PROCESSING AND MICROSTRUCTURE OF POWDER-METALLURGY AL-FE-NI ALLOYS

Prealloyed rapidly solidified Al-Fe-Ni alloy powder with dispersoid volume fractions of 0.19, 0.25, and 0.32 FeNiAl9 was produced by air atomization. The powder was degassed, canned, and consolidated to full density by vacuum hot pressing and extrusion or by direct extrusion. Microstructures in the alloy powder and consolidated material were characterized by means of optical, scanning (SEM), and transmission electron microscopy (TEM) and constituent phases identified by X-ray diffraction. The coarsening kinetics of the FeNiAl9 dispersoid were monitored by differential scanning calorimetry (DSC) and by quantitative metallography.
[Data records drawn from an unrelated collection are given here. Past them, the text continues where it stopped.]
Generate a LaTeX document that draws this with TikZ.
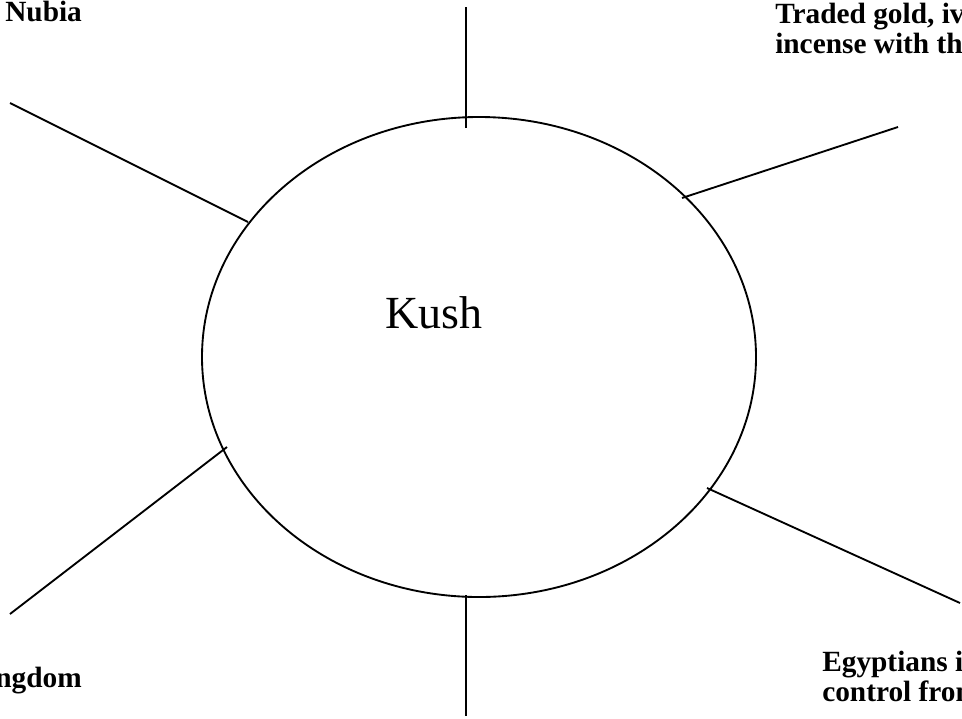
\documentclass[tikz,border=0pt]{standalone}
\usepackage{fontspec}
\setmainfont{Liberation Serif}
\usetikzlibrary{shapes.geometric}
\begin{document}
\begin{tikzpicture}[x=0.75pt,y=-0.75pt,
    spoke/.style={line width=1.4pt},
    fact/.style={font=\fontsize{22}{22.5}\selectfont\bfseries, align=left, inner sep=0pt}]
      \useasboundingbox (0,0) rectangle (962,718);
      \clip (0,0) rectangle (962,718);

      % Central oval
      \node[ellipse, draw, line width=1.4pt, minimum width=415.5pt, minimum height=360pt, inner sep=0pt] (kush) at (479,357) {};
      \node[anchor=base west, inner sep=0pt, font=\fontsize{34.5}{40}\selectfont] (kushlabel) at (385,328) {Kush};

      % Spoke ends
      \coordinate (topIn) at (466,128);      \coordinate (topOut) at (466,7);
      \coordinate (urIn) at (682,198);       \coordinate (urOut) at (898,127);
      \coordinate (lrIn) at (707,488);       \coordinate (lrOut) at (960,603);
      \coordinate (botIn) at (466,595);      \coordinate (botOut) at (466,716);
      \coordinate (llIn) at (227,447);       \coordinate (llOut) at (10,614);
      \coordinate (ulIn) at (248,222);       \coordinate (ulOut) at (10,103);

      \draw[spoke] (topIn) -- (topOut);
      \draw[spoke] (urIn) -- (urOut);
      \draw[spoke] (lrIn) -- (lrOut);
      \draw[spoke] (botIn) -- (botOut);
      \draw[spoke] (llIn) -- (llOut);
      \draw[spoke] (ulIn) -- (ulOut);

      % Facts (base = last line)
      \node[fact, anchor=base west] (nubia) at (5,21) {Nubia};
      \node[fact, anchor=base west] (trade) at (775,53) {Traded gold, ivory,\\incense with the};
      \node[fact, anchor=base east] (kingdom) at (82,687) {Kingdom};
      \node[fact, anchor=base west] (egypt) at (822,701) {Egyptians in\\control from};
    \end{tikzpicture}
\end{document}
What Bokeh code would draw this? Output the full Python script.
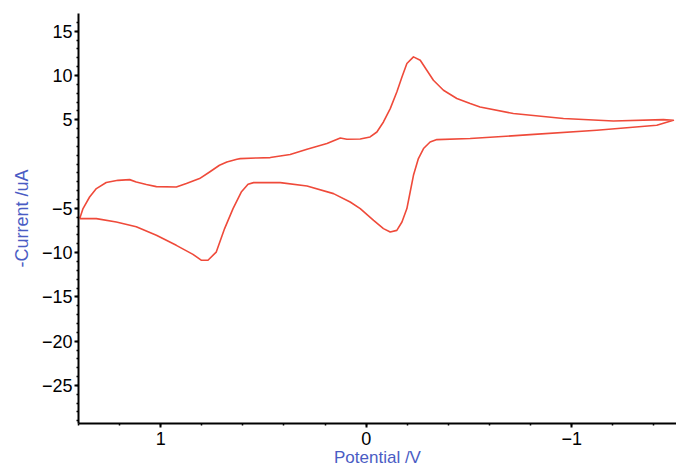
from bokeh.plotting import figure
from bokeh.models import Range1d, FixedTicker, CustomJSTickFormatter
from bokeh.embed import file_html
from bokeh.resources import INLINE

# Forward scan (potential in V, -current in uA)
potential_fwd = [1.394, 1.378, 1.346, 1.313, 1.265, 1.208, 1.151, 1.119, 1.070, 1.021,
                 0.924, 0.875, 0.811, 0.762, 0.714, 0.678, 0.629, 0.613, 0.532, 0.467,
                 0.370, 0.288, 0.191, 0.126, 0.094, 0.029, -0.019, -0.052, -0.084,
                 -0.117, -0.149, -0.174, -0.198, -0.230, -0.263, -0.295, -0.327, -0.376,
                 -0.441, -0.506, -0.554, -0.716, -0.960, -1.203, -1.446, -1.495]
current_fwd = [-6.16, -5.03, -3.72, -2.77, -2.09, -1.84, -1.76, -2.03, -2.32, -2.55,
               -2.59, -2.20, -1.64, -0.90, -0.14, 0.23, 0.54, 0.61, 0.69, 0.73,
               1.07, 1.67, 2.31, 2.94, 2.80, 2.82, 3.06, 3.62, 4.75,
               6.26, 8.14, 9.84, 11.35, 12.10, 11.72, 10.59, 9.46, 8.33,
               7.40, 6.83, 6.45, 5.70, 5.14, 4.86, 5.02, 4.94]

# Reverse scan
potential_rev = [-1.495, -1.414, -1.122, -0.798, -0.506, -0.344, -0.311, -0.279, -0.254,
                 -0.230, -0.214, -0.198, -0.174, -0.149, -0.117, -0.084, -0.036, 0.029,
                 0.078, 0.159, 0.288, 0.418, 0.548, 0.575, 0.608, 0.648, 0.689, 0.730,
                 0.770, 0.803, 0.843, 0.924, 1.021, 1.119, 1.216, 1.313, 1.394]
current_rev = [4.94, 4.38, 3.81, 3.32, 2.88, 2.76, 2.49, 1.75, 0.62,
               -1.27, -3.16, -5.03, -6.55, -7.49, -7.68, -7.29, -6.36, -5.03,
               -4.29, -3.34, -2.48, -2.10, -2.10, -2.29, -3.16, -5.03, -7.29, -9.95,
               -10.86, -10.86, -10.20, -9.18, -8.05, -7.09, -6.55, -6.16, -6.16]

x_major = [1, 0, -1]
x_minor = [1.4, 1.2, 1.0, 0.8, 0.6, 0.4, 0.2, 0.0, -0.2, -0.4, -0.6, -0.8, -1.0, -1.2, -1.4]
y_major = [-25, -20, -15, -10, -5, 5, 10, 15]
y_minor = list(range(-29, 17))

p = figure(width=676, height=472, output_backend="svg", toolbar_location=None,
           x_range=Range1d(1.4, -1.51), y_range=Range1d(-29.3, 17.0),
           min_border_left=78, min_border_right=0, min_border_top=13, min_border_bottom=49)
p.outline_line_color = None
p.xgrid.visible = False
p.ygrid.visible = False
p.background_fill_color = "white"
p.border_fill_color = "white"

p.line(potential_fwd + potential_rev, current_fwd + current_rev,
       line_color="#ef4a3a", line_width=1.6, line_join="round")

fmt = CustomJSTickFormatter(code="return tick < 0 ? '\u2212' + Math.abs(tick) : tick.toString();")

for ax, maj, mino in ((p.xaxis[0], x_major, x_minor), (p.yaxis[0], y_major, y_minor)):
    ax.ticker = FixedTicker(ticks=maj, minor_ticks=mino)
    ax.formatter = fmt
    ax.axis_line_width = 2
    ax.axis_line_color = "black"
    ax.major_tick_out = 4
    ax.major_tick_in = 0
    ax.major_tick_line_width = 2
    ax.minor_tick_out = 2
    ax.minor_tick_in = 0
    ax.minor_tick_line_width = 1.5
    ax.major_label_text_font = "Liberation Sans"
    ax.major_label_text_font_size = "18px"
    ax.major_label_text_color = "black"
    ax.axis_label_text_font = "Liberation Sans"
    ax.axis_label_text_font_style = "normal"
    ax.axis_label_text_color = "#4a5cc4"

p.xaxis.axis_label = "Potential /V"
p.yaxis.axis_label = "-Current /uA"
p.xaxis.axis_label_text_font_size = "17px"
p.yaxis.axis_label_text_font_size = "18px"
p.xaxis.major_label_standoff = 4
p.xaxis.axis_label_standoff = 0
p.yaxis.major_label_standoff = 2
p.yaxis.axis_label_standoff = 7

open("out.html", "w").write(file_html(p, INLINE))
Atomized powders exhibited two scales of microstructures: optically featureless regions and regions with a coarse dispersoid morphology. Within the featureless regions, there are three morphologies, namely, a fine uniform precipitate microstructure, a cellular microstructure, and an eutectic microstructure. The only dispersoid observed in the atomized powders and consolidated material was FeNiAl9. The two scales of microstructure were retained after consolidation, and after hot extrusion, the typical microstructure consisted of a recovered matrix structure with a grain size of 0.2 to 0.3 mum and equiaxed intermetallics of average diameter 0.1 mum. The microstructure was resistant to coarsening up to approximately 370-degrees-C. Coarsening kinetics in this alloy system were consistent with a grain boundary diffusion model (activation energy 146 kJ/mol) and were not appreciably affected by dispersoid volume fraction.